The Era 300 uses six speaker drivers to create an impression of immersive, enveloping sound. There are four tweeters: one facing forward, one left, one right, and one loaded into a horn and firing upward to reflect sound from the ceiling and create a sensation of sonic height. Then a couple of mid/bass drivers are angled out to the left and the right to generate some width (and offer separation when the speaker is playing stereo content). Each driver gets an individual block of Class D amplification—this being Sonos, though, the amount of power that’s available is privileged information.
Paragraph Four now ends: “And the Era 300 represents, among other things, the end of an era for Sonos. The company used to have the clearest, most logical naming convention for its speakers—but now we’re in the Era era, where a pecking order is much less straightforward to discern.”

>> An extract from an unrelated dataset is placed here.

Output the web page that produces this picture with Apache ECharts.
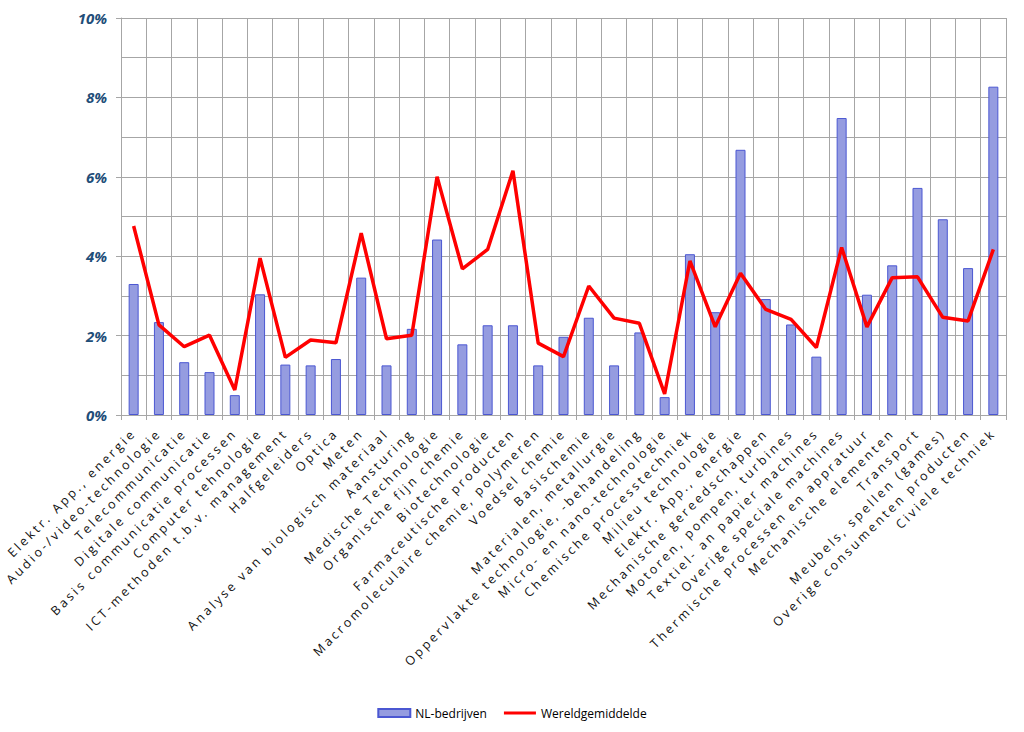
<!DOCTYPE html>
<html>
<head>
<meta charset="utf-8">
<script src="https://cdn.jsdelivr.net/npm/echarts@6/dist/echarts.min.js"></script>
<style>
html,body{margin:0;padding:0;background:#fff;}
#chart{width:1024px;height:732px;}
</style>
</head>
<body>
<div id="chart"></div>
<script>
var categories = [
  "Elektr. App., energie",
  "Audio-/video-technologie",
  "Telecommunicatie",
  "Digitale communicatie",
  "Basis communicatie processen",
  "Computer tehnologie",
  "ICT-methoden t.b.v. management",
  "Halfgeleiders",
  "Optica",
  "Meten",
  "Analyse van biologisch materiaal",
  "Aansturing",
  "Medische Technologie",
  "Organische fijn chemie",
  "Biotechnologie",
  "Farmaceutische producten",
  "Macromoleculaire chemie, polymeren",
  "Voedsel chemie",
  "Basischemie",
  "Materialen, metallurgie",
  "Oppervlakte technologie, -behandeling",
  "Micro- en nano-technologie",
  "Chemische processtechniek",
  "Milieu technologie",
  "Elektr. App., energie",
  "Mechanische gereedschappen",
  "Motoren, pompen, turbines",
  "Textiel- an papier machines",
  "Overige speciale machines",
  "Thermische processen en appratuur",
  "Mechanische elementen",
  "Transport",
  "Meubels, spellen (games)",
  "Overige consumenten producten",
  "Civiele techniek"
];
var nlBedrijven = [3.30, 2.34, 1.33, 1.08, 0.50, 3.04, 1.27, 1.25, 1.41, 3.46,
  1.25, 2.17, 4.42, 1.78, 2.26, 2.26, 1.25, 1.97, 2.45, 1.25,
  2.08, 0.45, 4.05, 2.59, 6.68, 2.92, 2.28, 1.47, 7.48, 3.03,
  3.77, 5.72, 4.93, 3.70, 8.27];
var wereldgemiddelde = [4.76, 2.27, 1.72, 2.01, 0.63, 3.95, 1.45, 1.89, 1.82, 4.58,
  1.92, 2.01, 6.00, 3.68, 4.17, 6.15, 1.81, 1.47, 3.25, 2.44,
  2.31, 0.53, 3.88, 2.22, 3.57, 2.66, 2.41, 1.70, 4.22, 2.22,
  3.46, 3.48, 2.46, 2.37, 4.17];
var yTicks = [0, 2, 4, 6, 8, 10];
var seriesNames = ["NL-bedrijven", "Wereldgemiddelde"];

// use indices as category values so the duplicate name stays a separate category
var catIndex = categories.map(function (c, i) { return String(i); });

var chart = echarts.init(document.getElementById('chart'), null, {renderer: 'svg'});
var gridColor = '#a6a6a6';
chart.setOption({
  animation: false,
  backgroundColor: '#ffffff',
  grid: {left: 121, right: 18, top: 18, bottom: 317, containLabel: false},
  legend: {
    bottom: 8,
    left: 'center',
    itemGap: 17,
    itemWidth: 32,
    itemHeight: 8,
    textStyle: {fontFamily: 'Open Sans', fontSize: 12, color: '#000'},
    data: [
      {name: seriesNames[0], icon: 'rect'},
      {name: seriesNames[1], icon: 'path://M0 0H32V3.2H0Z'}
    ]
  },
  xAxis: {
    type: 'category',
    data: catIndex,
    boundaryGap: true,
    axisLine: {show: true, lineStyle: {color: gridColor, width: 1}},
    axisTick: {show: true, length: 5, lineStyle: {color: gridColor}},
    splitLine: {show: true, lineStyle: {color: gridColor, width: 1}},
    axisLabel: {
      interval: 0,
      rotate: 45,
      margin: 16,
      fontFamily: 'Open Sans',
      fontSize: 12.5,
      color: '#111',
      formatter: function (v) { return categories[+v]; }
    }
  },
  yAxis: {
    type: 'value',
    min: yTicks[0],
    max: yTicks[yTicks.length - 1],
    interval: 2,
    axisLine: {show: true, lineStyle: {color: gridColor, width: 1}},
    axisTick: {show: true, length: 5, lineStyle: {color: gridColor}},
    splitLine: {show: true, lineStyle: {color: gridColor, width: 1}},
    minorTick: {show: false, splitNumber: 2},
    minorSplitLine: {show: true, lineStyle: {color: gridColor, width: 1}},
    axisLabel: {
      formatter: '{value}%',
      margin: 14,
      fontFamily: 'Open Sans',
      fontSize: 15,
      fontWeight: 'bold',
      fontStyle: 'italic',
      color: '#1f4e79'
    }
  },
  series: [
    {
      name: seriesNames[0],
      type: 'bar',
      data: nlBedrijven,
      barWidth: 10,
      itemStyle: {color: '#959ce0', borderColor: '#4b57d2', borderWidth: 1}
    },
    {
      name: seriesNames[1],
      type: 'line',
      data: wereldgemiddelde,
      symbol: 'none',
      showSymbol: false,
      lineStyle: {color: '#ff0000', width: 3.5},
      itemStyle: {color: '#ff0000'}
    }
  ]
});

// widen the tracking of the rotated category labels like the original
function spaceLabels() {
  var texts = document.querySelectorAll('#chart svg text');
  texts.forEach(function (t) {
    if (categories.indexOf(t.textContent) >= 0) {
      t.style.letterSpacing = '2.8px';
    }
  });
}
spaceLabels();
chart.on('finished', spaceLabels);
</script>
</body>
</html>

On the top of the cabinet—so unhappily angular and wonkily proportioned that my youngest daughter physically recoiled at the sight of it—there are a few physical controls. Touch-surfaces cover play/pause, skip forward/backward, and voice-assistant interaction (the Era 300 is compatible with Amazon Alexa and Sonos Voice Control), and there’s an indented (and very nicely implemented) volume slider. Aside from a brand logo and a defeatable tell-tale LED, the front of the cabinet is featureless. The bottom has a couple of little rubber feet and fixings for the cost-option stand. And at the rear, there’s a socket for mains power, a switch to kill the mics, a USB-C shaped auxiliary input (unforgivably, the bespoke line-in adapter for use with this input is a cost option, too) and a button for Bluetooth pairing.
Sonos Sees the Blue Light
Oh yes, Bluetooth. After who knows how many years of dismissing Bluetooth as an inferior technology fit only for its portable speakers, Sonos has undergone a Damascene conversion. So in addition to using its exemplary control app, into which any number of streaming services can be integrated, it’s possible to stream to the Era 300 using Bluetooth 5.0 with bog-standard SBC and AAC codec compatibility. Apple AirPlay 2 is also available, as is streaming via Wi-Fi—Wi-Fi 6 is supported.
As well as grouping all your preferred streaming services together, the app offers some EQ adjustment and the latest version of Sonos’ admirable Trueplay room calibration software. Newly available for Android (although in somewhat truncated form) as well as iOS, Trueplay doesn’t take long and proves brilliantly effective at tuning Era 300 to your specific environment.
The app also offers multi-room and multi-channel possibilities (if you have a couple of Era 300, they can act as rear speakers in a home cinema system along with, say, the Sonos Arc Dolby Atmos soundbar). The app remains the paradigm, the gold standard … and it makes Sonos ownership seem a profoundly sensible option regardless of any other considerations.